● **GOAL**
Emit an exact copy of the lines running from the start of the records to the line containing "bar_colors = ['#5470c6', '#91cc75']", both included.

[start]

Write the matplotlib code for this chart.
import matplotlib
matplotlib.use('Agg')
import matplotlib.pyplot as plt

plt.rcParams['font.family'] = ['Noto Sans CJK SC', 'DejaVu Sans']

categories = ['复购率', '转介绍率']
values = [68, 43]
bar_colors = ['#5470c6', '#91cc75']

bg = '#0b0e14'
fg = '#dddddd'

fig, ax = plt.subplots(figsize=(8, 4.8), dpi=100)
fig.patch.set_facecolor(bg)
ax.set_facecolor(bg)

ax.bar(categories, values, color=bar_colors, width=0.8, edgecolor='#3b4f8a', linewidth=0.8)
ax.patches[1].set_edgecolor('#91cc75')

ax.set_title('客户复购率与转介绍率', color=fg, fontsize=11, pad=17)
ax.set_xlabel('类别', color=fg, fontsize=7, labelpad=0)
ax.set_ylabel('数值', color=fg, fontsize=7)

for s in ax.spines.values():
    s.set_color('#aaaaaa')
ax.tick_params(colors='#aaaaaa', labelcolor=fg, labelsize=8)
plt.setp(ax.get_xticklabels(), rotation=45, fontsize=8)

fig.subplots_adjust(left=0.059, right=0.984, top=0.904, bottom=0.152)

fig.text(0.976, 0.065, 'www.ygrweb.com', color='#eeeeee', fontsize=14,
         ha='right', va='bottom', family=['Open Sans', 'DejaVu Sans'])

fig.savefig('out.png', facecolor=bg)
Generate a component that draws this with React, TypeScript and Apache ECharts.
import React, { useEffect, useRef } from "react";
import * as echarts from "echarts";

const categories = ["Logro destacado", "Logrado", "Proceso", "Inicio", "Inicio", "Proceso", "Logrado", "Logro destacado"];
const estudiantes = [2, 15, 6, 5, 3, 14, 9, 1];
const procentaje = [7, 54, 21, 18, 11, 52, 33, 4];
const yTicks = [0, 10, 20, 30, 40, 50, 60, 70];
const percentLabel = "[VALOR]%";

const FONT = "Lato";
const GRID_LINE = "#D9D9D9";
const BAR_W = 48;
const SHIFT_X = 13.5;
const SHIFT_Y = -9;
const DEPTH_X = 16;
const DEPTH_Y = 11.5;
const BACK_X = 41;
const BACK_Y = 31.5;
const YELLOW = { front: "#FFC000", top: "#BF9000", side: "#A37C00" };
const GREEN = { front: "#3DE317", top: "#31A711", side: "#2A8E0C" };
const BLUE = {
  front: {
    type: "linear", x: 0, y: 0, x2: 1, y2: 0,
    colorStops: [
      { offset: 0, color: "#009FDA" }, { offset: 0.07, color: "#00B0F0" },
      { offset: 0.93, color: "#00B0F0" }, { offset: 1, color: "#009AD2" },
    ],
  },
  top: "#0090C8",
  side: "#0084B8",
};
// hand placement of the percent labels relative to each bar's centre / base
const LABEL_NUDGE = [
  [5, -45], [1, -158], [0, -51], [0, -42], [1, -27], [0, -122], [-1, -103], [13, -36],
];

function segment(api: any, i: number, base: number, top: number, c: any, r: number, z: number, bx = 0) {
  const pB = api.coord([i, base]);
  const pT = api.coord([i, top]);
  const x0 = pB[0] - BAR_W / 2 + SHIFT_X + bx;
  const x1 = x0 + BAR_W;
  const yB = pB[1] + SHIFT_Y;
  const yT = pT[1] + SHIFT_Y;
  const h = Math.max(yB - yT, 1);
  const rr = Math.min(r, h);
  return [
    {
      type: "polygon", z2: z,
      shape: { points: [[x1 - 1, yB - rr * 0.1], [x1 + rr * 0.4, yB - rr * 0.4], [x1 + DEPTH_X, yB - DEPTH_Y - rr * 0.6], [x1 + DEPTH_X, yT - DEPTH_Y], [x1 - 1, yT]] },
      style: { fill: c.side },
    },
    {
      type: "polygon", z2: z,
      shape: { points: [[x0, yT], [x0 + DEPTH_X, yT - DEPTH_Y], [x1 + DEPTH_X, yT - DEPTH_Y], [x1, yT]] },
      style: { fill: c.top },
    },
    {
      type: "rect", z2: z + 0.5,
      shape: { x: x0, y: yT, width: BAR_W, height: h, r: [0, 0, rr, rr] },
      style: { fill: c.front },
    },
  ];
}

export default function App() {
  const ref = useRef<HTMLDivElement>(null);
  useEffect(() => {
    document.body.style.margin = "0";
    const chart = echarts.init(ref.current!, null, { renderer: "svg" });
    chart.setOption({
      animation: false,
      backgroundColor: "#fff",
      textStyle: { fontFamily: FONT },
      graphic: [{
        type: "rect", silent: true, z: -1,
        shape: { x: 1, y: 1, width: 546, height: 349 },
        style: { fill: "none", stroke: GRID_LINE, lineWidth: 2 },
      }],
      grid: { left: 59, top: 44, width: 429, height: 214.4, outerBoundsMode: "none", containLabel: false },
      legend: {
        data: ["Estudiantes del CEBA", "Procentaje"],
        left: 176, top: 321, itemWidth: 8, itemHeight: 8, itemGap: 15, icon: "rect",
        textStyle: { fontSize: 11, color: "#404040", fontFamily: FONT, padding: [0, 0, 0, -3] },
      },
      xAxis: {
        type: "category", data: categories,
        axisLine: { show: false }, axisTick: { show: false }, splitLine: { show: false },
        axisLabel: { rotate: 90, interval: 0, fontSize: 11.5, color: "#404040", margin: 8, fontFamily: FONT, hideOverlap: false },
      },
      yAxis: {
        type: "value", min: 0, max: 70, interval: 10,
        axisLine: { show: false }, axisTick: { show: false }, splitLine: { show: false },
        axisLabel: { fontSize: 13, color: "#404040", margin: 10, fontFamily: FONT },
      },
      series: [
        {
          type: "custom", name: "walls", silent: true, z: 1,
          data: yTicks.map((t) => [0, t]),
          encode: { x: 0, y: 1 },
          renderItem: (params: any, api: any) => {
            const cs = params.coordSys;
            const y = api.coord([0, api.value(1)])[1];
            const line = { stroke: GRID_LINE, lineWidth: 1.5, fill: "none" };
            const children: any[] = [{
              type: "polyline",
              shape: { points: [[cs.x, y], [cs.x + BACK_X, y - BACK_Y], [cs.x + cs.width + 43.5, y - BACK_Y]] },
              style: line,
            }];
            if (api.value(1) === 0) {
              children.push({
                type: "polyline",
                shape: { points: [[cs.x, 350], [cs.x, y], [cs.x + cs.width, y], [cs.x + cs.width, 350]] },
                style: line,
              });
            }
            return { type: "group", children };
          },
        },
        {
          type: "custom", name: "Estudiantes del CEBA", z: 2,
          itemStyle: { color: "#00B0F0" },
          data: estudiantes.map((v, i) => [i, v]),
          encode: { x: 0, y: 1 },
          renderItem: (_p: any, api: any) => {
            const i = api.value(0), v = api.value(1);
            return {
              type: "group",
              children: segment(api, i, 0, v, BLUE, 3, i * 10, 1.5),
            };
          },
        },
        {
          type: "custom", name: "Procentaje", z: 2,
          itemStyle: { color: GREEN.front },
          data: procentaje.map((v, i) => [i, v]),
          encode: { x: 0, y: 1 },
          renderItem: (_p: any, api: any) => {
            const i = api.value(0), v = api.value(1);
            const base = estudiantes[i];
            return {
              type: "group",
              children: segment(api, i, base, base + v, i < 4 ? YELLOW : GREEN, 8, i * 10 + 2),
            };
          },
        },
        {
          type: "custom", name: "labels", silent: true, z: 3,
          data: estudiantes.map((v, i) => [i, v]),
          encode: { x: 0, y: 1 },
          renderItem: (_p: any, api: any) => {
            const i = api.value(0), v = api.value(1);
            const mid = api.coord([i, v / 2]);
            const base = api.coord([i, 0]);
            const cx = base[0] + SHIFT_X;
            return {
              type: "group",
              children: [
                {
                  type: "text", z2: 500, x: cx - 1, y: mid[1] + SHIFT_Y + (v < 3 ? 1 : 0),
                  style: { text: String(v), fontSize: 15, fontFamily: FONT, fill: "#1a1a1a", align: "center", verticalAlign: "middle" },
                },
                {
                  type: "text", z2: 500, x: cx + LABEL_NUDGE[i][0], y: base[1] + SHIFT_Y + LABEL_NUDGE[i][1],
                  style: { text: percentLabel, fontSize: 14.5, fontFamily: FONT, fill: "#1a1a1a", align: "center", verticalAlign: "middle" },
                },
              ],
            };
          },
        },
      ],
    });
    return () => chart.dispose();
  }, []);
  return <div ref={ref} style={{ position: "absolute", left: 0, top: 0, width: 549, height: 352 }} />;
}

[end]

● **ANSWER TO THE TASK**
Write the matplotlib code for this chart.
import matplotlib
matplotlib.use('Agg')
import matplotlib.pyplot as plt

plt.rcParams['font.family'] = ['Noto Sans CJK SC', 'DejaVu Sans']

categories = ['复购率', '转介绍率']
values = [68, 43]
bar_colors = ['#5470c6', '#91cc75']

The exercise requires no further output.